• _Work required_:
Show only lines that include "this".
═══ Stored records ═══
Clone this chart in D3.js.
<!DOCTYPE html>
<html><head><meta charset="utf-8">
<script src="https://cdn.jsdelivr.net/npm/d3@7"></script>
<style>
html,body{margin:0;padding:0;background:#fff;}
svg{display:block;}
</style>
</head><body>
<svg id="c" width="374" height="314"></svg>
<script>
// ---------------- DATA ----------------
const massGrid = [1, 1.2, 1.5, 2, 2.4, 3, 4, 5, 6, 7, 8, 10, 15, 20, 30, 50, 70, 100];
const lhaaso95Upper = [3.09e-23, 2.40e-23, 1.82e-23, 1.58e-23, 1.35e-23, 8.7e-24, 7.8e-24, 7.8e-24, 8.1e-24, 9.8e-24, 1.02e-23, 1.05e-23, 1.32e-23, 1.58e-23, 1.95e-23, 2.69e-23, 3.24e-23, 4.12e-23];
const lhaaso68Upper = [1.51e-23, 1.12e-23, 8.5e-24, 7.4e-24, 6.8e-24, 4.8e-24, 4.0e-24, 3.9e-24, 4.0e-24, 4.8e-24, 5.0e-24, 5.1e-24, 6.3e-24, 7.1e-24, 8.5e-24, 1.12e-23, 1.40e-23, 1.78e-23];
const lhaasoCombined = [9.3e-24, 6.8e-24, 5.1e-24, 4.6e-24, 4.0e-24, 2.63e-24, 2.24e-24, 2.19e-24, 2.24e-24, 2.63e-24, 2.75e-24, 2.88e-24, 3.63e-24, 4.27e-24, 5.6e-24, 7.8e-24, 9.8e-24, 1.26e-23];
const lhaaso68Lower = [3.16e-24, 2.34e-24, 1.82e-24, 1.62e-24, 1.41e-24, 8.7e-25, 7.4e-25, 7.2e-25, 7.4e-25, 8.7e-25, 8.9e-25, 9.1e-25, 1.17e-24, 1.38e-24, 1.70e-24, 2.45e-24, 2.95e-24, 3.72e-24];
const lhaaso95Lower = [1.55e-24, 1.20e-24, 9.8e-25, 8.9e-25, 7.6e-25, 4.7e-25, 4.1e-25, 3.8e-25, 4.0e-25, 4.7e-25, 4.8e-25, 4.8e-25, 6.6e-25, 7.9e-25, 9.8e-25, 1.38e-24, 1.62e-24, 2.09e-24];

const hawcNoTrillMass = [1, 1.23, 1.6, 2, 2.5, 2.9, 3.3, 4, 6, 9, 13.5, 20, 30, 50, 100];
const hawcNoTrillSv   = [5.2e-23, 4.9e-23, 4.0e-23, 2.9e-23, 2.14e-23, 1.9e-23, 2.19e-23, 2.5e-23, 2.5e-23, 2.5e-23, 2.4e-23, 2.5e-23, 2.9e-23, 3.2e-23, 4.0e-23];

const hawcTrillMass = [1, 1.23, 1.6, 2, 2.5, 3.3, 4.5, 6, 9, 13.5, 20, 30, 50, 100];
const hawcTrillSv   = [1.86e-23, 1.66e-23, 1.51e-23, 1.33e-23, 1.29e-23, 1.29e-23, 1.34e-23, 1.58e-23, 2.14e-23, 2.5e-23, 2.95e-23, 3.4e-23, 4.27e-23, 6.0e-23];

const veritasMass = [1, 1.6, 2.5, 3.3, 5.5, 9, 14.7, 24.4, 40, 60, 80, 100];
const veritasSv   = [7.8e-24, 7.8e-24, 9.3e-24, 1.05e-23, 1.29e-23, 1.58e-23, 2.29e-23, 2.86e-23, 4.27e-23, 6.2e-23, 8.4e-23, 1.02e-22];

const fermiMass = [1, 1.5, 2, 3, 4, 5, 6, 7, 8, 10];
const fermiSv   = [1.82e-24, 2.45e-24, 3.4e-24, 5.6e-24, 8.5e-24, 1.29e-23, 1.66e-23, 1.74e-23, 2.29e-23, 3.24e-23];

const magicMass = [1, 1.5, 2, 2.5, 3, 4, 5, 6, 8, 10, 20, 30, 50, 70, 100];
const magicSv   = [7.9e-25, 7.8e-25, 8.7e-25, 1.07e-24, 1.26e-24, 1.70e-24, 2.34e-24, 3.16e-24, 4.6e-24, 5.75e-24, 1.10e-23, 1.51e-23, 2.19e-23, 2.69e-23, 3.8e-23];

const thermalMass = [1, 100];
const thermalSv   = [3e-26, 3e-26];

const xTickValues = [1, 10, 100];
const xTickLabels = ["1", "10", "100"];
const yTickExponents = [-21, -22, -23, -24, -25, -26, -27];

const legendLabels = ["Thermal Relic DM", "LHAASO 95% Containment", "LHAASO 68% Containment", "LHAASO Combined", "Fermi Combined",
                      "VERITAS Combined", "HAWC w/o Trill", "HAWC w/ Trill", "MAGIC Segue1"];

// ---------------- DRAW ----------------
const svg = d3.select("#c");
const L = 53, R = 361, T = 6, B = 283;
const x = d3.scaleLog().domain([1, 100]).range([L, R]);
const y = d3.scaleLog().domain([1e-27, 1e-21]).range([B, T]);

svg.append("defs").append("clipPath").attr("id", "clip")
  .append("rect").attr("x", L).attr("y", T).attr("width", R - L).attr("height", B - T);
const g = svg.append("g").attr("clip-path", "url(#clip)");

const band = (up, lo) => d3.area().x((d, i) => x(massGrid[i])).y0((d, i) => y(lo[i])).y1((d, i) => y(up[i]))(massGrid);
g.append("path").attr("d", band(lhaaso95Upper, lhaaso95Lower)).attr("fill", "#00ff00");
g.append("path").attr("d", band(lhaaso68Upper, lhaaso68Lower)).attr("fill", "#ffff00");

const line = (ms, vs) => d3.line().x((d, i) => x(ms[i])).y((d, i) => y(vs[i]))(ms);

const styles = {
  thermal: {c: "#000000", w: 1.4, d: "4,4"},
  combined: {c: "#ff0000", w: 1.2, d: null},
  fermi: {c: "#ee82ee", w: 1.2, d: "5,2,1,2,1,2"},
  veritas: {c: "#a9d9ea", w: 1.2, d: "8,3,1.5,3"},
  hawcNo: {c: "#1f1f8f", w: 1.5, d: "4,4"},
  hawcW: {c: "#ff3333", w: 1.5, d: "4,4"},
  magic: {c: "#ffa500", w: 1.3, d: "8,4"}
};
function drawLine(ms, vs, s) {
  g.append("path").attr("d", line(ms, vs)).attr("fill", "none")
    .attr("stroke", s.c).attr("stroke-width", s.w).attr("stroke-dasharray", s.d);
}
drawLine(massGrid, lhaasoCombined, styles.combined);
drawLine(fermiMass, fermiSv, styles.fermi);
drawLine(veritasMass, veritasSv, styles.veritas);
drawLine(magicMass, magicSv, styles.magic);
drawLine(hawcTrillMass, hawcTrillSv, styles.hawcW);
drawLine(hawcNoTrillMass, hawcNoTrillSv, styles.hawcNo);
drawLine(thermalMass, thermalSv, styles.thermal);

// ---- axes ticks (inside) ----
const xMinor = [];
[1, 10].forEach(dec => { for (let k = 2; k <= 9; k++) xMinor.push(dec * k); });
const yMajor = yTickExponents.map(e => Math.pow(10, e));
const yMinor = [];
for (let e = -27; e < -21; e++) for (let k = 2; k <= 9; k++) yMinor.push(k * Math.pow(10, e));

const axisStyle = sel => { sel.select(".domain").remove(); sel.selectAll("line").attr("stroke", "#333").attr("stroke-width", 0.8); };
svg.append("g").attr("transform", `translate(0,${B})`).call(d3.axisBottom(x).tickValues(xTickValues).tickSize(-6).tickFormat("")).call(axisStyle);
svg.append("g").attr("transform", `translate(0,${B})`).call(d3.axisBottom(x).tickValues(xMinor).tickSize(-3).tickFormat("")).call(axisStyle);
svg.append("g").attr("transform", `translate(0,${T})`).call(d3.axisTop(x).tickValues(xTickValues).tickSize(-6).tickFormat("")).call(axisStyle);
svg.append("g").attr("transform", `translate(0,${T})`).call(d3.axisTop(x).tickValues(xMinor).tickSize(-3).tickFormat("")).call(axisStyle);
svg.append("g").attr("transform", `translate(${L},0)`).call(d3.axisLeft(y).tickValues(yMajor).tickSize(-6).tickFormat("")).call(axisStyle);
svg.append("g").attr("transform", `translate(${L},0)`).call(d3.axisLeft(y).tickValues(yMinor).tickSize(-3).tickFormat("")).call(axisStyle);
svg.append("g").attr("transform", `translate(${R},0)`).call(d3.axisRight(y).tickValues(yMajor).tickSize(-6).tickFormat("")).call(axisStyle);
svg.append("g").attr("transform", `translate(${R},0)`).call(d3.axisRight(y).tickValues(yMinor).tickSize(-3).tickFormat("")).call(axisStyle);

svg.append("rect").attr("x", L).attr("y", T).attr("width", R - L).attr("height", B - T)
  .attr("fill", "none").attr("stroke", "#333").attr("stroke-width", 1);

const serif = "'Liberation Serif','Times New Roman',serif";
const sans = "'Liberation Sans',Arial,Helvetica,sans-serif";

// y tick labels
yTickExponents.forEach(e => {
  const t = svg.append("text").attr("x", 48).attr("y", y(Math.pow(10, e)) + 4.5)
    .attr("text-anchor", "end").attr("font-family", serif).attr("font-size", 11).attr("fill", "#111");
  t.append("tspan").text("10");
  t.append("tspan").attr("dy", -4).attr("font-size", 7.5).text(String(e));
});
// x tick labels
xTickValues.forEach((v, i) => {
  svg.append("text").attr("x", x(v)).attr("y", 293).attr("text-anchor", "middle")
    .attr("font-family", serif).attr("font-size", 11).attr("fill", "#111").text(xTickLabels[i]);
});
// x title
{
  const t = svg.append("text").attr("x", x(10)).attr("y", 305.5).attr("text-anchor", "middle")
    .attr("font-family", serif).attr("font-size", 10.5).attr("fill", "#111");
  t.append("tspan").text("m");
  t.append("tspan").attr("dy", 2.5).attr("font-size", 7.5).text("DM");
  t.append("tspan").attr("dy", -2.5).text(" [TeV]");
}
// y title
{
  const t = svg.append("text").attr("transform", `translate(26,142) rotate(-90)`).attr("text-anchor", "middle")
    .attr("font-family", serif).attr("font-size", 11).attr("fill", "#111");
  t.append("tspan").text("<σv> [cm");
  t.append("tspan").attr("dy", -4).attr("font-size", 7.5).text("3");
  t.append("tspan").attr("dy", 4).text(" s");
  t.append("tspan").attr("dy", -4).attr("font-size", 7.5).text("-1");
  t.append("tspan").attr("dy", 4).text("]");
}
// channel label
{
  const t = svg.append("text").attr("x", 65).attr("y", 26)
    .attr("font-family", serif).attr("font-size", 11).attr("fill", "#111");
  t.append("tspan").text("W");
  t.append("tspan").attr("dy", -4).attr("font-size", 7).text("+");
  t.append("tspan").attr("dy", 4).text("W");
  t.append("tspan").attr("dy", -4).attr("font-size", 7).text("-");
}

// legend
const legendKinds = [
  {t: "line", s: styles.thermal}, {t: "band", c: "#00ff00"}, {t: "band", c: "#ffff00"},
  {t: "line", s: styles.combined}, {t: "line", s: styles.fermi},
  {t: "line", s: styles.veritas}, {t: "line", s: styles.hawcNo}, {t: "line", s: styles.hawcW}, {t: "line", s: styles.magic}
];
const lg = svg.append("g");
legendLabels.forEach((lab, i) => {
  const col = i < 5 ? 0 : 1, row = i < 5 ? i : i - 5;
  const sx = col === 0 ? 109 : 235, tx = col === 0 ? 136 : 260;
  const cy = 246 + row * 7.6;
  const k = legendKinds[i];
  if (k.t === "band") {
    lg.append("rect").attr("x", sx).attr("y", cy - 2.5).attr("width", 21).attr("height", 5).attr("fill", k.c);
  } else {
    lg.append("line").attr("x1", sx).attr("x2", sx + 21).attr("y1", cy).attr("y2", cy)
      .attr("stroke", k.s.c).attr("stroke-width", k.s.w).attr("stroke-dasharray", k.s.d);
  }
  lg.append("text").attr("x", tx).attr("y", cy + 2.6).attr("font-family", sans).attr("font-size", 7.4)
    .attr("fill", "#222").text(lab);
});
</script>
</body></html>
═══
═══ Stored records ═══
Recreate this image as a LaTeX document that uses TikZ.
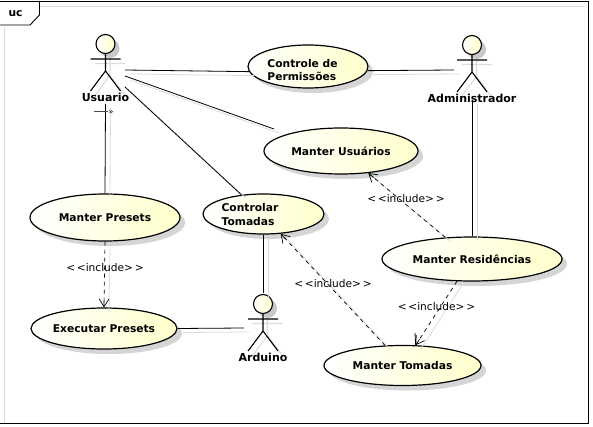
═══
• _Exercise result_:
Clone this chart in D3.js.
Recreate this image as a LaTeX document that uses TikZ.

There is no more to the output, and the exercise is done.